I am very sorry for not updating the ‘Hanging in the Patch’ series sooner! My vegetable patch has been booming over the last few weeks! The season started off very slow and a lot vegetables were not forming or ripening due to the cold weather we were experiencing in December and early January. But with summer almost over the weather has been more consistent in temperature, allowing all those green tomatoes to finally ripen to a rich red.
This year I have noticed my plum trees have been fruiting profusely! This is their second year producing fruit since I planted them back in 2013. I originally bought these trees in the bare root season as sticks. Over the last two years I have been shaping them to allow for a healthy branching network, which seems to have paid off this year. I have picked kilos upon kilos of fruit. I must admit they do not get fertilised throughout the year. They are planted in the chicken coop where they are exposed to full day sun. The soil is very heavy clay so it is rich in nutrients but it seems the chickens have been providing enough manure to keep these trees happy.
Throughout the summer season I have been making an effort to fertilise the vegetable patch each week. Due to the inconstant weather I have noticed a lot of my vegetables have been hungrier compared to previous years. This season I have been using two different fertilisers, which I have been rotating from one to the other each week.
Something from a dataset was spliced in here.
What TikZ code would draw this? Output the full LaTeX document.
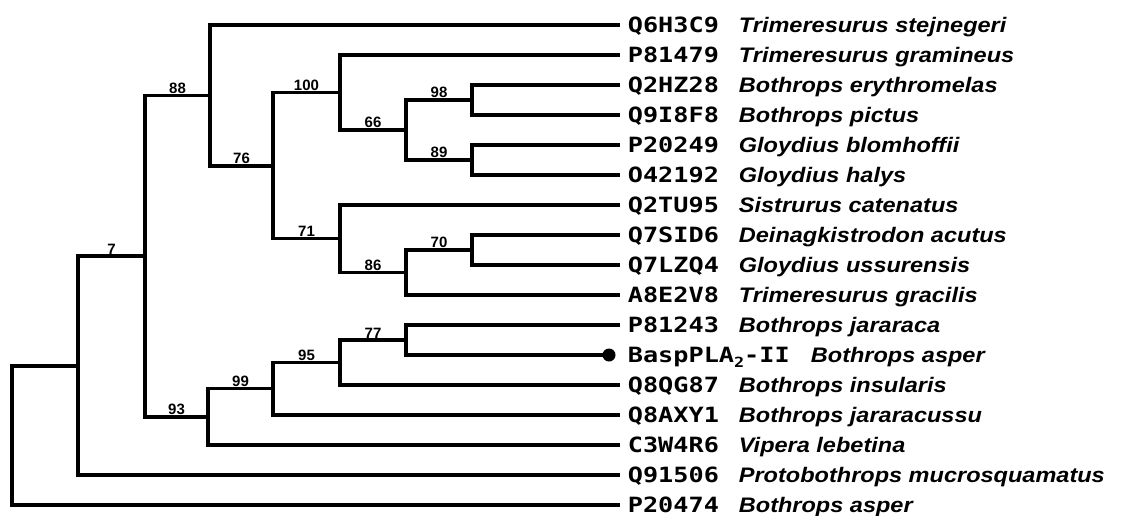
\documentclass[tikz,border=0pt]{standalone}
\usepackage{fontspec}
\setmainfont{Liberation Sans}
\newfontfamily\accfont[FakeStretch=1.2]{DejaVu Sans Mono}
\newfontfamily\sppfont[FakeStretch=1.12]{Liberation Sans}
\newcommand\accsz{\fontsize{21}{21}\selectfont}
\newcommand\acc[1]{\makebox[111pt][l]{\accfont\bfseries\accsz #1}}
\newcommand\spp[1]{{\sppfont\bfseries\itshape\accsz #1}}
\begin{document}
\begin{tikzpicture}[x=1pt,y=-1pt,line width=3.8pt,line cap=rect,line join=miter,
  leaf/.style={anchor=west,inner xsep=8pt,inner ysep=0pt,text height=15pt,text depth=0pt},
  bs/.style={pos=0.75,above,inner sep=0pt,font=\bfseries\fontsize{15}{15}\selectfont},
  tipdot/.style={circle,fill,inner sep=0pt,minimum size=13pt}]
\useasboundingbox (0,0) rectangle (1145,516);
% internal nodes
\coordinate (R) at (12,366);
\coordinate (A) at (78,366);
\coordinate (B) at (145,256);
\coordinate (C) at (210,95.5);
\coordinate (E) at (273,166);
\coordinate (F) at (340,92.5);
\coordinate (H) at (406,130);
\coordinate (I) at (472,100);
\coordinate (J) at (472,160);
\coordinate (G) at (340,238.5);
\coordinate (K) at (406,272.5);
\coordinate (L) at (472,250);
\coordinate (D) at (208,417);
\coordinate (M) at (273,388.5);
\coordinate (N) at (340,362.5);
\coordinate (O) at (406,340);
% leaves
\node[leaf] (l1) at (618,25) {\acc{Q6H3C9}\spp{Trimeresurus stejnegeri}};
\node[leaf] (l2) at (618,55) {\acc{P81479}\spp{Trimeresurus gramineus}};
\node[leaf] (l3) at (618,85) {\acc{Q2HZ28}\spp{Bothrops erythromelas}};
\node[leaf] (l4) at (618,115) {\acc{Q9I8F8}\spp{Bothrops pictus}};
\node[leaf] (l5) at (618,145) {\acc{P20249}\spp{Gloydius blomhoffii}};
\node[leaf] (l6) at (618,175) {\acc{O42192}\spp{Gloydius halys}};
\node[leaf] (l7) at (618,205) {\acc{Q2TU95}\spp{Sistrurus catenatus}};
\node[leaf] (l8) at (618,235) {\acc{Q7SID6}\spp{Deinagkistrodon acutus}};
\node[leaf] (l9) at (618,265) {\acc{Q7LZQ4}\spp{Gloydius ussurensis}};
\node[leaf] (l10) at (618,295) {\acc{A8E2V8}\spp{Trimeresurus gracilis}};
\node[leaf] (l11) at (618,325) {\acc{P81243}\spp{Bothrops jararaca}};
\node[tipdot] (dot) at (609,355) {};
\node[leaf] (l12) at (618,355) {\makebox[183pt][l]{\accfont\bfseries\accsz BaspPLA\raisebox{-5pt}{\fontsize{14}{14}\selectfont 2}-II}\spp{Bothrops asper}};
\node[leaf] (l13) at (618,385) {\acc{Q8QG87}\spp{Bothrops insularis}};
\node[leaf] (l14) at (618,415) {\acc{Q8AXY1}\spp{Bothrops jararacussu}};
\node[leaf] (l15) at (618,445) {\acc{C3W4R6}\spp{Vipera lebetina}};
\node[leaf] (l16) at (618,475) {\acc{Q91506}\spp{Protobothrops mucrosquamatus}};
\node[leaf] (l17) at (618,505) {\acc{P20474}\spp{Bothrops asper}};
% branches
\draw (R) |- (A);
\draw (R) |- (l17);
\draw (A) |- node[bs]{7} (B);
\draw (A) |- (l16);
\draw (B) |- node[bs]{88} (C);
\draw (B) |- node[bs]{93} (D);
\draw (C) |- (l1);
\draw (C) |- node[bs]{76} (E);
\draw (E) |- node[bs]{100} (F);
\draw (E) |- node[bs]{71} (G);
\draw (F) |- (l2);
\draw (F) |- node[bs]{66} (H);
\draw (H) |- node[bs]{98} (I);
\draw (H) |- node[bs]{89} (J);
\draw (I) |- (l3);
\draw (I) |- (l4);
\draw (J) |- (l5);
\draw (J) |- (l6);
\draw (G) |- (l7);
\draw (G) |- node[bs]{86} (K);
\draw (K) |- node[bs]{70} (L);
\draw (K) |- (l10);
\draw (L) |- (l8);
\draw (L) |- (l9);
\draw (D) |- node[bs]{99} (M);
\draw (D) |- (l15);
\draw (M) |- node[bs]{95} (N);
\draw (M) |- (l14);
\draw (N) |- node[bs]{77} (O);
\draw (N) |- (l13);
\draw (O) |- (l11);
\draw (O) |- (dot);
\end{tikzpicture}
\end{document}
I have also noticed fast results with both products. Powerfeed and Aquasol are both soluble fertilisers, which allows the plant’s roots to absorb and access the nutrients faster compared to pallets or granular fertilisers.
A double apple? I Found this funky apple (or apples) growing on my 10 year old apple tree. It is always fascinating when you stumble upon a fruit or vegetable that has merged with another.
This was the result of my time spent out in the veggie patch this evening. This is my first big harvest of all my tomatoes that I have been growing. I also managed to harvest a few zucchinis, cucumbers, passionfruit, apples and pears that were ready for picking.